With tears now streaming down my face, I ran inside the house to research how to reunite a baby squirrel with its mommy.  Surprisingly, a Google search turned up very little.  There wasn't even a TED Talk on the subject.  I mean really.  In any case, I came up with a solution and quickly went around the house collecting the materials I needed to save this squirrel.  As I'm racing around the house, Nicole is looking at me worriedly and asking, "What's the matter?  What are you doing?"  For the next several minutes, I continued gathering materials and silently weeping while Nicole kept trying to find out what was wrong.  Finally, I was able to push past the lump in my throat and explain how I had narrowly averted becoming a squirderer, and was now needing to initiate Operation SOS (Save Our Squirrel).  Nicole, perhaps recognizing my fragile state, took a few moments before blankly looking at me and responding, "Uh.  What?" I decided I couldn't bear to tell the story again and went about constructing the makeshift shelter that would serve to reunite the Baby Squirrel Doe with its mother.  I attached the shelter to the tree where Baby Doe could be off the ground, but still visible to it's mother, and ran back inside to wait and watch the tearful reunion.  And I waited.  And I waited.  It seemed like hours that little Doe was out there, but no mama came.  I didn't know what to do.  Was this the equivalent of leaving a baby at a fire station?  Was the squirrel mother worried about how to feed another mouth and just couldn't take it anymore?
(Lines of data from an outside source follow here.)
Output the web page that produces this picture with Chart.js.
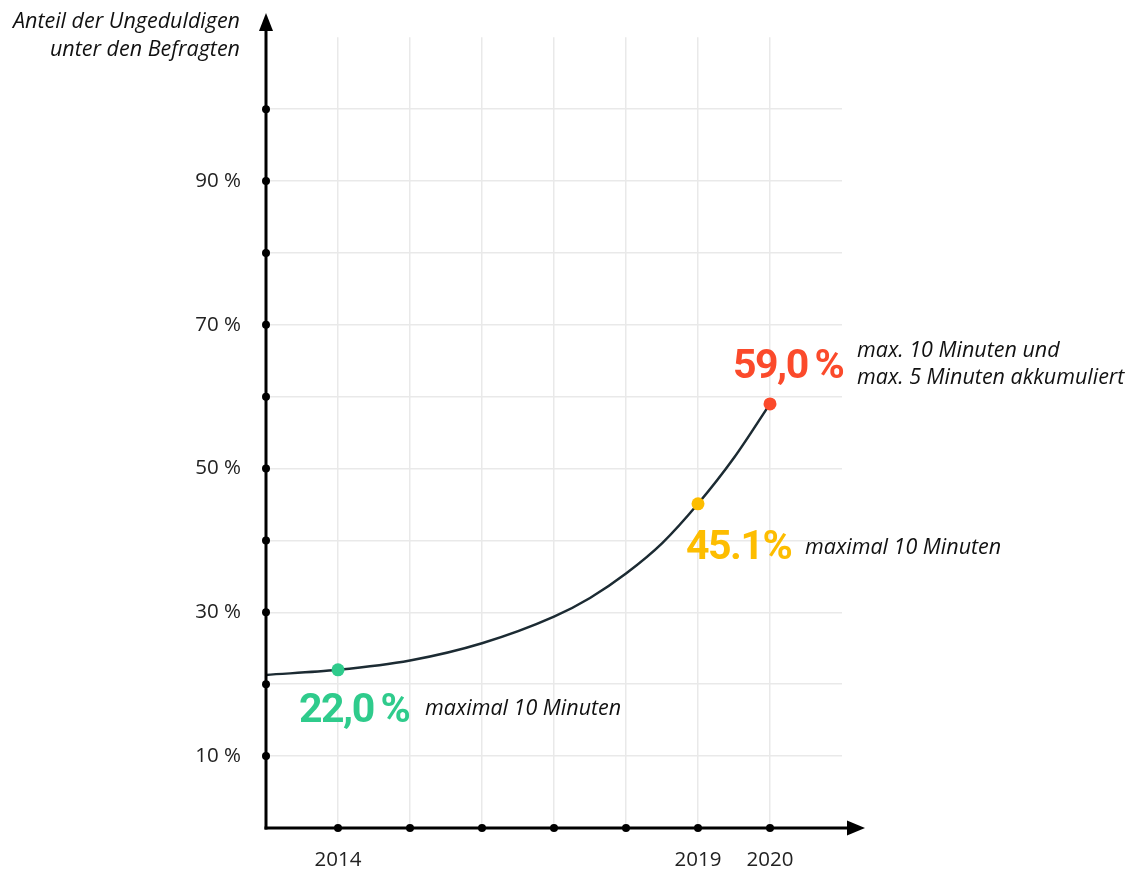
<!DOCTYPE html>
<html lang="de">
<head>
<meta charset="utf-8">
<title>Anteil der Ungeduldigen unter den Befragten</title>
<script src="https://cdn.jsdelivr.net/npm/chart.js@4/dist/chart.umd.min.js"></script>
<style>
  html, body { margin: 0; padding: 0; background: #ffffff; }
  #wrap { width: 1134px; height: 870px; }
</style>
</head>
<body>
<div id="wrap"><canvas id="chart" width="1134" height="870"></canvas></div>
<script>
// Survey curve: share of impatient respondents over time
const years  = [2013, 2014, 2015, 2016, 2017, 2017.5, 2018, 2018.5, 2019, 2019.5, 2020];
const shares = [21.3, 22.0, 23.3, 25.7, 29.4, 32.0, 35.4, 39.6, 45.1, 51.5, 59.0];

// Highlighted survey results
const markYears  = [2014, 2019, 2020];
const markValues = [22.0, 45.1, 59.0];
const markLabels = ['22,0\u2009%', '45.1%', '59,0\u2009%'];
const markNotes  = [
  ['maximal 10 Minuten'],
  ['maximal 10 Minuten'],
  ['max. 10 Minuten und', 'max. 5 Minuten akkumuliert']
];
const markColors = ['#2fcb8c', '#fdbd00', '#fb4a2b'];

// Axis labels
const xLabelYears = [2014, 2019, 2020];
const yLabelValues = [10, 30, 50, 70, 90];
const yTitle = ['Anteil der Ungeduldigen', 'unter den Befragten'];

const GRID = '#e9e9e9';
const INK = '#000000';
const TICK_FONT = '"Open Sans", "Noto Sans", sans-serif';
const NOTE_FONT = 'italic 21.5px "Open Sans", "Noto Sans", sans-serif';

// label placement relative to each highlighted point
const labelOffsets = [
  { vx: -39, vy: 52, nx: 87, ny: 45, nStep: 0 },
  { vx: -12, vy: 55, nx: 107, ny: 50, nStep: 0 },
  { vx: -37, vy: -26, nx: 87, ny: -47, nStep: 27 }
];

const axesPlugin = {
  id: 'arrowAxes',
  afterDatasetsDraw(chart) {
    const { ctx, scales: { x, y } } = chart;
    const x0 = x.getPixelForValue(2013);
    const y0 = y.getPixelForValue(0);
    ctx.save();
    ctx.strokeStyle = INK;
    ctx.fillStyle = INK;
    ctx.lineWidth = 3;
    // vertical axis
    ctx.beginPath();
    ctx.moveTo(x0, y0 + 1.5);
    ctx.lineTo(x0, 28);
    ctx.stroke();
    ctx.beginPath();
    ctx.moveTo(x0, 13);
    ctx.lineTo(x0 - 7, 31);
    ctx.lineTo(x0 + 7, 31);
    ctx.closePath();
    ctx.fill();
    // horizontal axis
    ctx.beginPath();
    ctx.moveTo(x0 - 1.5, y0);
    ctx.lineTo(850, y0);
    ctx.stroke();
    ctx.beginPath();
    ctx.moveTo(865, y0);
    ctx.lineTo(847, y0 - 7.5);
    ctx.lineTo(847, y0 + 7.5);
    ctx.closePath();
    ctx.fill();
    // tick dots
    for (let yr = 2014; yr <= 2020; yr++) {
      ctx.beginPath();
      ctx.arc(x.getPixelForValue(yr), y0, 4, 0, Math.PI * 2);
      ctx.fill();
    }
    for (let v = 10; v <= 100; v += 10) {
      ctx.beginPath();
      ctx.arc(x0, y.getPixelForValue(v), 4, 0, Math.PI * 2);
      ctx.fill();
    }
    // axis title
    ctx.font = NOTE_FONT;
    ctx.textAlign = 'right';
    ctx.textBaseline = 'alphabetic';
    ctx.fillStyle = '#111111';
    ctx.fillText(yTitle[0], 240, 28);
    ctx.fillText(yTitle[1], 240, 56);
    ctx.restore();
  },
  afterDraw(chart) {
    const { ctx, scales: { x, y } } = chart;
    ctx.save();
    ctx.textAlign = 'left';
    ctx.textBaseline = 'alphabetic';
    markYears.forEach((yr, i) => {
      const px = x.getPixelForValue(yr);
      const py = y.getPixelForValue(markValues[i]);
      const o = labelOffsets[i];
      ctx.font = 'bold 41px Roboto, "DejaVu Sans", sans-serif';
      ctx.letterSpacing = '-1.5px';
      ctx.fillStyle = markColors[i];
      ctx.fillText(markLabels[i], px + o.vx, py + o.vy);
      ctx.letterSpacing = '0px';
      ctx.font = NOTE_FONT;
      ctx.fillStyle = '#111111';
      markNotes[i].forEach((line, k) => {
        ctx.fillText(line, px + o.nx, py + o.ny + k * o.nStep);
      });
    });
    ctx.restore();
  }
};

new Chart(document.getElementById('chart'), {
  type: 'line',
  data: {
    datasets: [
      {
        type: 'scatter',
        data: markYears.map((yr, i) => ({ x: yr, y: markValues[i] })),
        pointRadius: 6.5,
        pointHoverRadius: 6.5,
        pointBackgroundColor: markColors,
        pointBorderWidth: 0,
        order: 0
      },
      {
        data: years.map((yr, i) => ({ x: yr, y: shares[i] })),
        borderColor: '#1c2b33',
        borderWidth: 2.5,
        pointRadius: 0,
        cubicInterpolationMode: 'monotone',
        fill: false,
        order: 1
      }
    ]
  },
  options: {
    responsive: false,
    animation: false,
    events: [],
    layout: { padding: { top: 36, right: 292, left: 0, bottom: 0 } },
    plugins: { legend: { display: false }, tooltip: { enabled: false } },
    scales: {
      x: {
        type: 'linear',
        min: 2013,
        max: 2021,
        afterFit(scale) { scale.height = 42; },
        border: { display: false },
        grid: {
          drawTicks: false,
          color: c => (c.tick && c.tick.value >= 2014 && c.tick.value <= 2020) ? GRID : 'rgba(0,0,0,0)',
          lineWidth: 1.5
        },
        ticks: {
          stepSize: 1,
          padding: 20,
          autoSkip: false,
          maxRotation: 0,
          color: '#222222',
          font: { family: TICK_FONT, size: 20.5 },
          callback: v => xLabelYears.includes(v) ? String(v) : ''
        }
      },
      y: {
        min: 0,
        max: 110,
        afterFit(scale) { scale.width = 266; },
        border: { display: false },
        grid: {
          drawTicks: false,
          color: c => (c.tick && c.tick.value >= 10 && c.tick.value <= 100) ? GRID : 'rgba(0,0,0,0)',
          lineWidth: 1.5
        },
        ticks: {
          stepSize: 10,
          padding: 25,
          autoSkip: false,
          color: '#222222',
          font: { family: TICK_FONT, size: 20.5 },
          callback: v => yLabelValues.includes(v) ? v + ' %' : ''
        }
      }
    }
  },
  plugins: [axesPlugin]
});
</script>
</body>
</html>
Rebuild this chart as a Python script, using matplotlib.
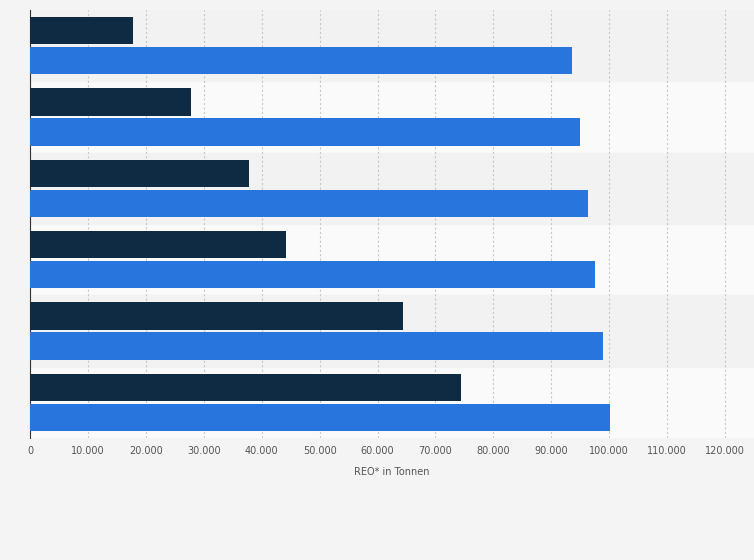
import matplotlib
matplotlib.use("Agg")
import matplotlib.pyplot as plt
import numpy as np

# values (no category labels shown)
dark_vals = [17800, 27800, 37800, 44200, 64400, 74400]
blue_vals = [93600, 95000, 96300, 97500, 98900, 100100]
ticks = list(range(0, 120001, 10000))
tick_labels = ["0"] + [f"{t // 1000}.000" for t in ticks[1:]]

fig = plt.figure(figsize=(7.54, 5.60), dpi=100)
fig.patch.set_facecolor("#f4f4f4")
ax = fig.add_axes([30 / 754, 1 - 438 / 560, 1 - 30 / 754, 428 / 560])
ax.set_facecolor("#fafafa")

n = len(dark_vals)
y = np.arange(n)
for i in range(n):
    if i % 2 == 0:
        ax.axhspan(i - 0.5, i + 0.5, color="#f2f2f2", zorder=0)

h = 0.38
ax.barh(y - 0.21, dark_vals, height=h, color="#0f2a43", zorder=3)
ax.barh(y + 0.21, blue_vals, height=h, color="#2876dd", zorder=3)

ax.set_ylim(n - 0.5, -0.5)
ax.set_xlim(0, 125000)
ax.set_xticks(ticks)
ax.set_xticklabels(tick_labels, fontsize=7, color="#555555")
ax.set_yticks([])
ax.grid(axis="x", linestyle=(0, (2, 2)), color="#c8c8c8", linewidth=0.8, zorder=1)
ax.tick_params(axis="x", length=0, pad=6)
for s in ["top", "right", "bottom"]:
    ax.spines[s].set_visible(False)
ax.spines["left"].set_color("#333333")
ax.set_xlabel("REO* in Tonnen", fontsize=7, color="#555555", labelpad=8)

fig.savefig("out.png", dpi=100, facecolor=fig.get_facecolor())
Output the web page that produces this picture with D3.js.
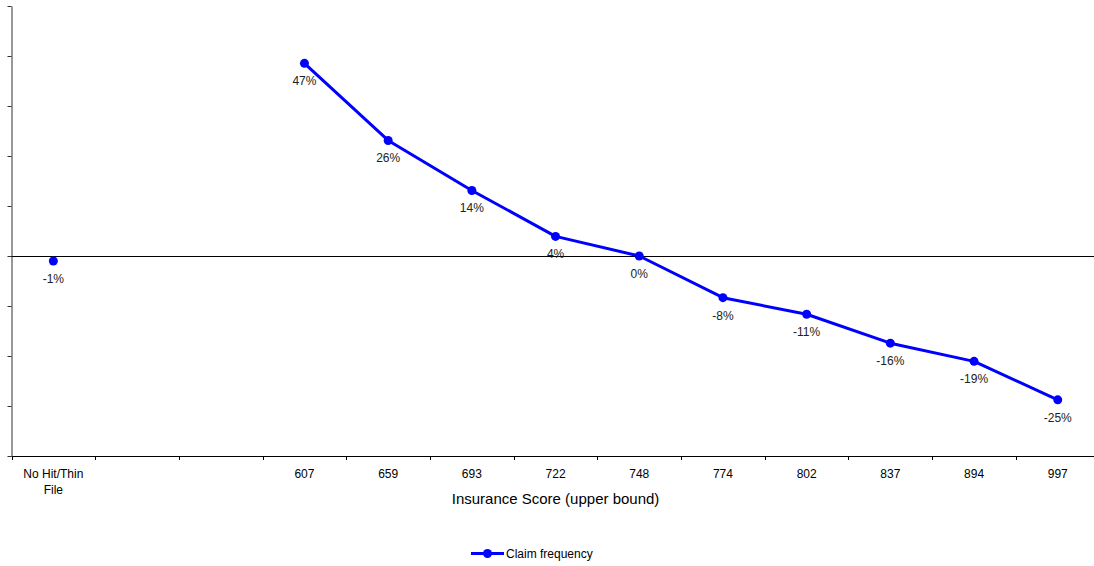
<!DOCTYPE html>
<html>
<head>
<meta charset="utf-8">
<script src="https://cdn.jsdelivr.net/npm/d3@7"></script>
<style>
  html, body { margin: 0; padding: 0; background: #fff; }
  svg { display: block; font-family: "Liberation Sans", Arial, sans-serif; }
</style>
</head>
<body>
<svg id="chart" width="1094" height="566"></svg>
<script>
// Score bands (upper bound); the two blank bands carry no data
const categories = ["No Hit/Thin File", "", "", "607", "659", "693", "722", "748", "774", "802", "837", "894", "997"];
// Claim frequency relative to the base band, in percent (null = no data)
const claimFrequency = [-1, null, null, 47, 26, 14, 4, 0, -8, -11, -16, -19, -25];
// Y axis works on log relativity; ticks every 0.1
const yTicks = [-0.4, -0.3, -0.2, -0.1, 0, 0.1, 0.2, 0.3, 0.4, 0.5];
const xTitle = "Insurance Score (upper bound)";
const seriesName = "Claim frequency";

(function () {
  const svg = d3.select("#chart");
  const W = 1094;
  const plotLeft = 11.5, plotRight = 1099.6, plotTop = 6, plotBottom = 456;
  const blue = "#0000ff";

  const keys = categories.map((_, i) => i);
  const x = d3.scaleBand().domain(keys).range([plotLeft, plotRight]).padding(0);
  const y = d3.scaleLinear().domain([-0.4, 0.5]).range([plotBottom, plotTop]);
  const logRel = v => Math.log(1 + v / 100);

  // X axis baseline and band-boundary ticks
  const xAxis = svg.append("g");
  xAxis.append("line")
    .attr("x1", plotLeft).attr("x2", W).attr("y1", plotBottom + 0.5).attr("y2", plotBottom + 0.5)
    .attr("stroke", "#000").attr("stroke-width", 1);
  xAxis.selectAll("line.tick")
    .data(keys)
    .join("line")
    .attr("class", "tick")
    .attr("x1", d => Math.round(x(d)) + 0.5).attr("x2", d => Math.round(x(d)) + 0.5)
    .attr("y1", plotBottom).attr("y2", plotBottom + 4)
    .attr("stroke", "#000");

  // Category labels, wrapped to band width
  const labels = xAxis.selectAll("text.cat")
    .data(keys)
    .join("text")
    .attr("class", "cat")
    .attr("x", d => x(d) + x.bandwidth() / 2)
    .attr("y", 478)
    .attr("text-anchor", "middle")
    .attr("font-size", 12)
    .attr("fill", "#000");
  labels.each(function (d) {
    const t = d3.select(this);
    const words = categories[d].split(" ").filter(w => w);
    const cxl = x(d) + x.bandwidth() / 2;
    let line = [];
    let tspan = t.append("tspan").attr("x", cxl).attr("dy", 0);
    words.forEach(w => {
      line.push(w);
      tspan.text(line.join(" "));
      if (tspan.node().getComputedTextLength() > x.bandwidth() - 10 && line.length > 1) {
        line.pop();
        tspan.text(line.join(" "));
        line = [w];
        tspan = t.append("tspan").attr("x", cxl).attr("dy", 16).text(w);
      }
    });
  });

  svg.append("text")
    .attr("x", (plotLeft + plotRight) / 2)
    .attr("y", 504)
    .attr("text-anchor", "middle")
    .attr("font-size", 15)
    .attr("fill", "#000")
    .text(xTitle);

  // Y axis (unlabelled)
  const yAxis = svg.append("g")
    .attr("transform", `translate(${plotLeft},0)`)
    .call(d3.axisLeft(y).tickValues(yTicks).tickFormat("").tickSize(4).tickSizeOuter(0));
  yAxis.select(".domain").attr("stroke", "#333");
  yAxis.selectAll(".tick line").attr("stroke", "#333");

  // Zero line
  svg.append("line")
    .attr("x1", plotLeft).attr("x2", W)
    .attr("y1", Math.round(y(0)) + 0.5).attr("y2", Math.round(y(0)) + 0.5)
    .attr("stroke", "#000").attr("stroke-width", 1);

  const pts = keys.map(i => ({ i, v: claimFrequency[i] }));
  const cx = d => x(d.i) + x.bandwidth() / 2;
  const cy = d => y(logRel(d.v));

  // Connected series from 607 onwards; the No Hit band stands alone
  const line = d3.line()
    .defined(d => d.v !== null && d.i > 0)
    .x(cx).y(cy);
  svg.append("path")
    .datum(pts)
    .attr("d", line)
    .attr("fill", "none")
    .attr("stroke", blue)
    .attr("stroke-width", 3)
    .attr("stroke-linejoin", "round");

  const valid = pts.filter(d => d.v !== null);
  svg.selectAll("circle.pt")
    .data(valid)
    .join("circle")
    .attr("class", "pt")
    .attr("cx", cx).attr("cy", cy).attr("r", 4.5)
    .attr("fill", blue);

  svg.selectAll("text.val")
    .data(valid)
    .join("text")
    .attr("class", "val")
    .attr("x", cx)
    .attr("y", d => cy(d) + 22)
    .attr("text-anchor", "middle")
    .attr("font-size", 12)
    .attr("fill", "#222")
    .text(d => d.v + "%");

  // Legend
  const lg = svg.append("g").attr("transform", "translate(471,553.5)");
  lg.append("line").attr("x1", 0).attr("x2", 33).attr("y1", 0).attr("y2", 0)
    .attr("stroke", blue).attr("stroke-width", 3);
  lg.append("circle").attr("cx", 16.5).attr("cy", 0).attr("r", 4.5).attr("fill", blue);
  lg.append("text").attr("x", 35).attr("y", 4).attr("font-size", 12).attr("fill", "#000")
    .text(seriesName);
})();
</script>
</body>
</html>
Was there a squirrel DCF that I could call about this poor abandoned baby?  Would the squirrel authorities come and pick up the baby to put it in squirrel foster care?  Would the squirrel one day be adopted and be told the story of the brave stranger that saved his (or her) little life?

By now, it was getting dark with storm clouds rolling in.  I decided Baby Doe couldn't be out there all night waiting for his neglectful mother to return.  I went outside, picked up the makeshift shelter and brought it inside.  At this point, Nicole looked at me, looked down at the box, and looked back at me again.  I would like to say she had a look of, "I love how caring you are" in her eyes, but the conversation went more like this:
Nicole: Uh.  What are you doing?
Me: I'm saving this squirrel.  He can't be out there all night defenseless and in the cold.  He needs to be safe in the house.
Nicole: Uh.  We have a baby in the house and we are NOT having this wild animal sleep in our house all night.
Me: But, it can't sleep outside!  It will die!
Nicole: Fine.  Put the box out in the garage.
Me: Ok.  (I walk out to the garage and immediately return with Baby Doe).  It's too cold out there.  It needs to be inside.
Nicole: You're crazy.
Me: The squirrel can sleep in the laundry room.  It's warm in there and I can close the door (because apparently I was worried about the squirrel's ninja skills and ability to be able to escape the box).

I am happy to report everyone made it through the night without injury or incident.  In the morning, before leaving work, Nicole gave me a kiss and, in no uncertain terms, told me to make sure the squirrel was not in our house when she got home.  As soon as she left, I decided I needed to do something.  I was developing a squirrel savior complex and was hell bound and determined to not let this little squirrel die on my watch.  I contemplated feeding it, but decided breast feeding a baby squirrel was not going to happen.  I mean, come on, how was that little baby going to latch on?  Geez.  So, I started calling animal rescue leagues and humane societies.  What I came to find out was that, apparently, many baby squirrels fall out of their nests in the spring and most places had already reached capacity for the number of squirrels they were able to accomodate.  I kept calling with my hopes steadily diminishing until, finally, I found a place that was willing to help me complete my SOS mission.  Granted, the place was 30 miles away, but whatevs.  So, I loaded up the baby (and my kid) and drove the half hour to drop off the squirrel.  When I arrived, there was very little fanfair as I heroically and proudly dropped off the squirrel.  I said my goodbyes and off I went.

That was several years ago and now, I am confident in the fact that I did save that baby squirrel who, now, has rejoined the squirrel community and has told tales of the savior who rescued him.  I know, deep inside, that somewhere in a tiny squirrel village there is a monument erected to me, and maybe even some squirrel currency with my picture on it.  I am certain, that on some summer nights when all is quiet, I can hear tiny voices singing my praises in the trees in our backyard.  Nicole would argue that there are meds for that, but in my heart, I know it is the squirrel faithful who continue to recognize and praise my bravery and courage on that dark spring night.